Cosa ci dici dei dialetti?
“Come sappiamo, il veneto ha svariate sfumature, per cui il fiumano è diverso rispetto al dialetto che si parla a Rovigno o a Pola. Per questo motivo, le poesie che vengono inviate devono avere anche una traduzione in italiano letterario, altrimenti molti non riuscirebbero a comprendere ciò che c’è scritto. Insomma, entrare in questo albo mi ha fatto molto piacere, anche perché ultimamente si parla molto del fiumano e si ipotizza la sua perdita imminente. Io non sono affatto d’accordo perché ci sono tanti bambini che lo parlano. Infatti, da caporedattrice di Arcobaleno, ho dato spazio su due pagine del giornalino ai piccolini che le ‘sparano’ in dialetto, per cui sono molto felice di poter dire che il fiumano ha un futuro.
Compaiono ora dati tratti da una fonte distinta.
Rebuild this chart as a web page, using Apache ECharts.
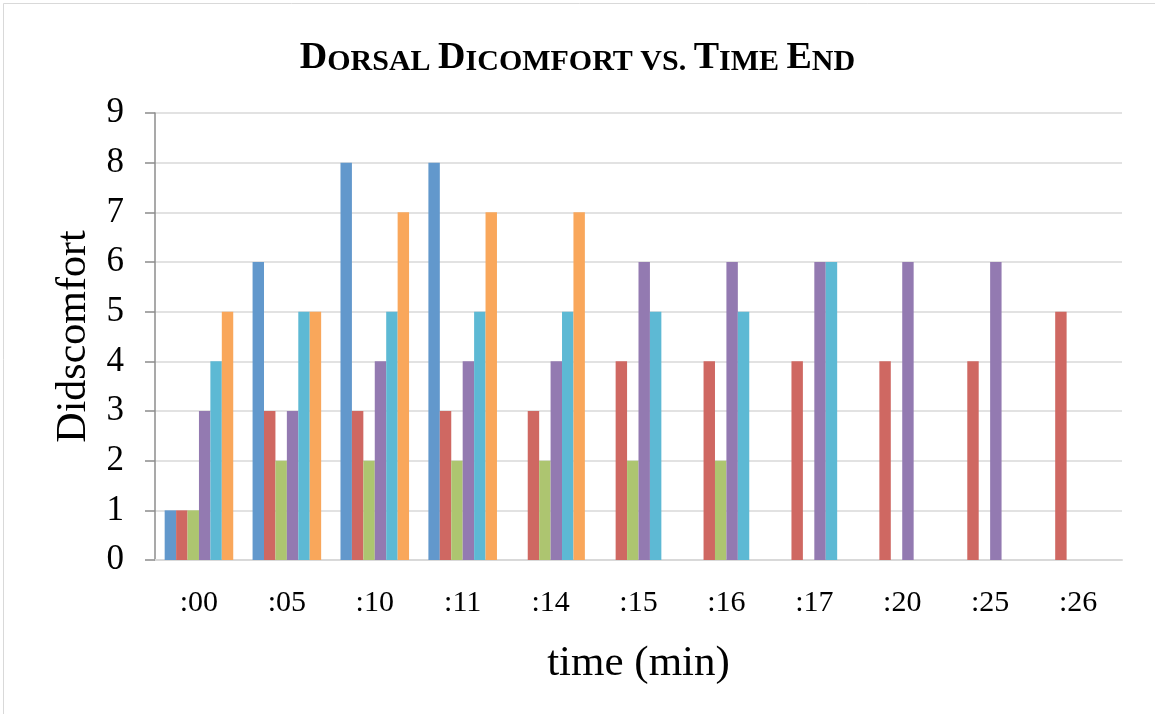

Ma è necessario potenziarlo. Qui entrano in scena soprattutto i nonni che parlano in dialetto con i loro nipoti”.
Questa non è la prima poesia che hai scritto…
“Mi occupo di scrittura da parecchio tempo e finora sono stata premiata diverse volte. L’anno scorso, ad esempio, sono stata insignita del primo premio per la poesia a ‘Istria Nobilissima’, mentre negli anni precedenti ho ricevuto diverse menzioni speciali, di cui due a ‘Poesia in piazza’ di Turriaco. Il tutto è, però, iniziato con la prosa. Ho vinto, infatti, il primo premio della Consulta femminile di Trieste con il racconto ‘Il silenzio dei rimasti’. Per quanto riguarda il mio amore per il dialetto, ho letto tantissimi libri dei nostri vecchi fiumani, tra cui Reneo Lenski, Giulio Scala, Rodolfo Decleva. Tutti loro hanno scritto molto di Fiume, dei loro ricordi e del dialetto. I fiumani che se ne sono andati hanno conservato pressoché ‘intatto’ il fiumano di una volta, perché nel loro ambiente non è stato modificato con il tempo. Infatti, noi che una parte del giorno parliamo anche in croato, spesso dimentichiamo delle parole in dialetto perché vengono usate poco, oppure rimpiazzate da altre. Un esempio è la parola ‘comandi’ con la quale i fiumani dicevano ‘prego?’; oggigiorno questa espressione si sente raramente”.
“Tutto questo – continua– per dire che il contatto con queste persone è prezioso, in quanto riescono a recuperare una parte del fiumano che altrimenti andrebbe persa. Un grande aiuto in questo senso sono i social, che favoriscono gli scambi e permettono di conservare questa nostra parlata. Ho letto tutti i loro libri con piacere e li studio attentamente anche in onore della nostra Fiume e per contrastare coloro che dicono che a Fiume non ci siano più fiumani. Questo non è vero. Sono piuttosto ottimista a riguardo e sono sicura che si manterrà anche nelle famiglie miste”.
Di quali temi ti occupi nelle tue opere?
“Le mie poesie sono piuttosto introspettive e parlano spesso del legame con la terra d’origine, degli affetti e via dicendo. La scrittura è uno sfogo per l’anima”.